EPA gets input on Envirosafe cleanup

5/9/2001

Oregon residents embittered by years of delay insisted last night that contaminated dirt at a land farm facility Envirosafe Services of Ohio operated at Cedar Point and Wynn roads be dug up to a depth of four feet and hauled away.

Dan Steingraber of Grand Bay Drive said at a hearing at the Oregon Municipal Building that the Ohio Environmental Protection Agency should “take any cleanup out of [Envirosafe's] hands because how do we know they will do it responsibly.”

He called Envirosafe “a morally and ethically bankrupt company” that has lost credibility in Oregon because the waste disposal firm over 16 years has repeatedly revised cleanup plans that need the agency's approval rather than undertake appropriate remedies at the closed 28-acre site.

The Lake Erie Waterfowlers, a nonprofit conservation group, opposes anything short of removal of the contaminated soils to another landfill, James Manning, a spokesman for the group, said. “Leaving the waste in place will certainly result in some of the waste finding its way to the Maumee Bay,” he said.

The hearing was held by the Ohio EPA, which claims it is nearing a decision on a revised closure plan recently submitted by Envirosafe. Of the closure plans that have been submitted over the years, this is the first in which public comment was sought by the agency. “We look at holding the hearing as a valuable tool to us,” Heather Lauer, a spokeswoman for the state agency, said afterward. “We have been looking at this for a long time. This hearing may be helpful.”

The firm's closure plan suggests putting a so-called “vegetation cap” consisting of trees and grass over the site, agency officials said. Ohio EPA staff members have reviewed the Envirosafe proposal, but they haven't formed an opinion about it, Ms. Lauer said.

Ohio EPA Director Christopher Jones will rule on the matter, which can be appealed by the company or residents to an appeal board and through the courts. Written comments on the plan will be accepted through June 8. Envirosafe officials were out of town and unavailable for comment.

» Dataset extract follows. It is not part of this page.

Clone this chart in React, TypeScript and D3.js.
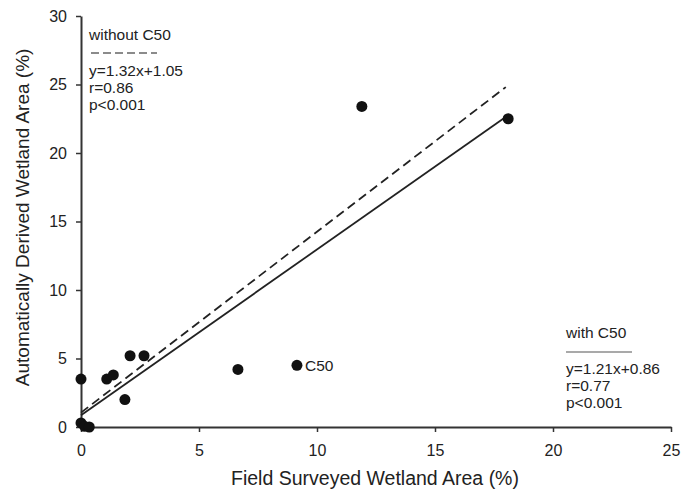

Several people said they believe water from the facility is running off into ditches and leaching into the soil. Joann Schiavone, a Walbridge councilwoman, said water from what she called melting “black snow” discolored by refinery waste chemicals disposed at the site ran off onto an adjoining farm in 1985, when the land farm stopped accepting chemical waste.

Of the 4 million gallons of hazardous wastes accepted at the site from 1978 to 1985, more than 600,000 gallons were hazardous oils - “compounds left over from making gasoline and diesel fuel that don't degrade very well,” said Dr. Alison Sponberg, assistant professor of geology at the University of Toledo, who was hired by the city to assess the site.